DO THIS: Output the material below in full, exactly as it is.

SUPPLIED INFORMATION:
::::

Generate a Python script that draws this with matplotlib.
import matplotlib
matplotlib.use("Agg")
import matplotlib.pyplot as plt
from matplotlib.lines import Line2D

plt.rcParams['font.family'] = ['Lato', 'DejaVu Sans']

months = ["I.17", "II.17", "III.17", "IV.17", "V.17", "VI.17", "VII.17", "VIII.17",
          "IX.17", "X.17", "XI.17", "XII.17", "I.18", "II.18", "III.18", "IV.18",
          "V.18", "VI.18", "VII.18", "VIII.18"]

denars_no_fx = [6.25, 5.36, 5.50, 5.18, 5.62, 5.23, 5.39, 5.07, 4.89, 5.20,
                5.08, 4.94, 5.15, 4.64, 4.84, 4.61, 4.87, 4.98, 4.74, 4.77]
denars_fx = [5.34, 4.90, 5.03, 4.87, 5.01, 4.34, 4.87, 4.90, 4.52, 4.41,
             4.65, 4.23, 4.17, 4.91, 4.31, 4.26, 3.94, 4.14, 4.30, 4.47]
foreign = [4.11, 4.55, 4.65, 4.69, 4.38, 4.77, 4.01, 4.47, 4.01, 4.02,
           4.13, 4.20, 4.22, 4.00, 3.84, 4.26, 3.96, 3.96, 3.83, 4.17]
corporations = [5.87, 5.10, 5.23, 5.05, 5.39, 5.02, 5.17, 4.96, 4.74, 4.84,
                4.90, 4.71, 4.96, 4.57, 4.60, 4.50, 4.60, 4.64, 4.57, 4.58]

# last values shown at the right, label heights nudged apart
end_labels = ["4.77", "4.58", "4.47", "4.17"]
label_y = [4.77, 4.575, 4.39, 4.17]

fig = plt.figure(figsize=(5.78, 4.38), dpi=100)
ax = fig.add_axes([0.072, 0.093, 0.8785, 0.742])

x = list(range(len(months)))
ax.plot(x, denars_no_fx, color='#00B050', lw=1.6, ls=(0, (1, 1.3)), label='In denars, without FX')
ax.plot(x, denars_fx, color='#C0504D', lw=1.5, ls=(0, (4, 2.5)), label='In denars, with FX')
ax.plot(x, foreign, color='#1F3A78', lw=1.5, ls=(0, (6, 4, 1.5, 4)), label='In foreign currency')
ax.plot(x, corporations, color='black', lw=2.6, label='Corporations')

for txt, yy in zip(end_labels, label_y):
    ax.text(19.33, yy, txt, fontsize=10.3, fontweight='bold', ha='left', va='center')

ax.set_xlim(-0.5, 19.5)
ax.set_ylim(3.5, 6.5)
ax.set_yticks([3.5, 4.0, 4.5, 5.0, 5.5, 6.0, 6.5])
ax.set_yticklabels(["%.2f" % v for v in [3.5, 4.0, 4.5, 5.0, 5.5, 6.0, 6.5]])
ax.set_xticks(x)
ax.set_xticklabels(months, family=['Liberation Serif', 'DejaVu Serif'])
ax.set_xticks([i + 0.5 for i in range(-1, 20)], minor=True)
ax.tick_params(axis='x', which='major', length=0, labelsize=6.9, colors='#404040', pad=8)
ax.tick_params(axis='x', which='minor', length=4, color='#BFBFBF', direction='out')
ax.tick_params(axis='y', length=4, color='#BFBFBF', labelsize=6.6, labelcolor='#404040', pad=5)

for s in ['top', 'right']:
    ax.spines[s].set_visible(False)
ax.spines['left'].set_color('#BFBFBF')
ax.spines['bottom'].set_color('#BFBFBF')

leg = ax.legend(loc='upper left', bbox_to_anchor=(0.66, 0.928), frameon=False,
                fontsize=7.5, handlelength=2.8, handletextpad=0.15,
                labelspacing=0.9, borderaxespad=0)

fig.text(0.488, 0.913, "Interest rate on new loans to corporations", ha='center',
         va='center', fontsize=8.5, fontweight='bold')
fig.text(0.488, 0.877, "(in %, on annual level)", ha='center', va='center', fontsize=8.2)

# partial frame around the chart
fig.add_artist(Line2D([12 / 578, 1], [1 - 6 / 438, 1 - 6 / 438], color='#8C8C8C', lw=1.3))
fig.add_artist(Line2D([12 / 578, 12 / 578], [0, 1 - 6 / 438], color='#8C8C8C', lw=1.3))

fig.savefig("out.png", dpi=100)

::::

EXERCISE OUTPUT:
Generate a Python script that draws this with matplotlib.
import matplotlib
matplotlib.use("Agg")
import matplotlib.pyplot as plt
from matplotlib.lines import Line2D

plt.rcParams['font.family'] = ['Lato', 'DejaVu Sans']

months = ["I.17", "II.17", "III.17", "IV.17", "V.17", "VI.17", "VII.17", "VIII.17",
          "IX.17", "X.17", "XI.17", "XII.17", "I.18", "II.18", "III.18", "IV.18",
          "V.18", "VI.18", "VII.18", "VIII.18"]

denars_no_fx = [6.25, 5.36, 5.50, 5.18, 5.62, 5.23, 5.39, 5.07, 4.89, 5.20,
                5.08, 4.94, 5.15, 4.64, 4.84, 4.61, 4.87, 4.98, 4.74, 4.77]
denars_fx = [5.34, 4.90, 5.03, 4.87, 5.01, 4.34, 4.87, 4.90, 4.52, 4.41,
             4.65, 4.23, 4.17, 4.91, 4.31, 4.26, 3.94, 4.14, 4.30, 4.47]
foreign = [4.11, 4.55, 4.65, 4.69, 4.38, 4.77, 4.01, 4.47, 4.01, 4.02,
           4.13, 4.20, 4.22, 4.00, 3.84, 4.26, 3.96, 3.96, 3.83, 4.17]
corporations = [5.87, 5.10, 5.23, 5.05, 5.39, 5.02, 5.17, 4.96, 4.74, 4.84,
                4.90, 4.71, 4.96, 4.57, 4.60, 4.50, 4.60, 4.64, 4.57, 4.58]

# last values shown at the right, label heights nudged apart
end_labels = ["4.77", "4.58", "4.47", "4.17"]
label_y = [4.77, 4.575, 4.39, 4.17]

fig = plt.figure(figsize=(5.78, 4.38), dpi=100)
ax = fig.add_axes([0.072, 0.093, 0.8785, 0.742])

x = list(range(len(months)))
ax.plot(x, denars_no_fx, color='#00B050', lw=1.6, ls=(0, (1, 1.3)), label='In denars, without FX')
ax.plot(x, denars_fx, color='#C0504D', lw=1.5, ls=(0, (4, 2.5)), label='In denars, with FX')
ax.plot(x, foreign, color='#1F3A78', lw=1.5, ls=(0, (6, 4, 1.5, 4)), label='In foreign currency')
ax.plot(x, corporations, color='black', lw=2.6, label='Corporations')

for txt, yy in zip(end_labels, label_y):
    ax.text(19.33, yy, txt, fontsize=10.3, fontweight='bold', ha='left', va='center')

ax.set_xlim(-0.5, 19.5)
ax.set_ylim(3.5, 6.5)
ax.set_yticks([3.5, 4.0, 4.5, 5.0, 5.5, 6.0, 6.5])
ax.set_yticklabels(["%.2f" % v for v in [3.5, 4.0, 4.5, 5.0, 5.5, 6.0, 6.5]])
ax.set_xticks(x)
ax.set_xticklabels(months, family=['Liberation Serif', 'DejaVu Serif'])
ax.set_xticks([i + 0.5 for i in range(-1, 20)], minor=True)
ax.tick_params(axis='x', which='major', length=0, labelsize=6.9, colors='#404040', pad=8)
ax.tick_params(axis='x', which='minor', length=4, color='#BFBFBF', direction='out')
ax.tick_params(axis='y', length=4, color='#BFBFBF', labelsize=6.6, labelcolor='#404040', pad=5)

for s in ['top', 'right']:
    ax.spines[s].set_visible(False)
ax.spines['left'].set_color('#BFBFBF')
ax.spines['bottom'].set_color('#BFBFBF')

leg = ax.legend(loc='upper left', bbox_to_anchor=(0.66, 0.928), frameon=False,
                fontsize=7.5, handlelength=2.8, handletextpad=0.15,
                labelspacing=0.9, borderaxespad=0)

fig.text(0.488, 0.913, "Interest rate on new loans to corporations", ha='center',
         va='center', fontsize=8.5, fontweight='bold')
fig.text(0.488, 0.877, "(in %, on annual level)", ha='center', va='center', fontsize=8.2)

# partial frame around the chart
fig.add_artist(Line2D([12 / 578, 1], [1 - 6 / 438, 1 - 6 / 438], color='#8C8C8C', lw=1.3))
fig.add_artist(Line2D([12 / 578, 12 / 578], [0, 1 - 6 / 438], color='#8C8C8C', lw=1.3))

fig.savefig("out.png", dpi=100)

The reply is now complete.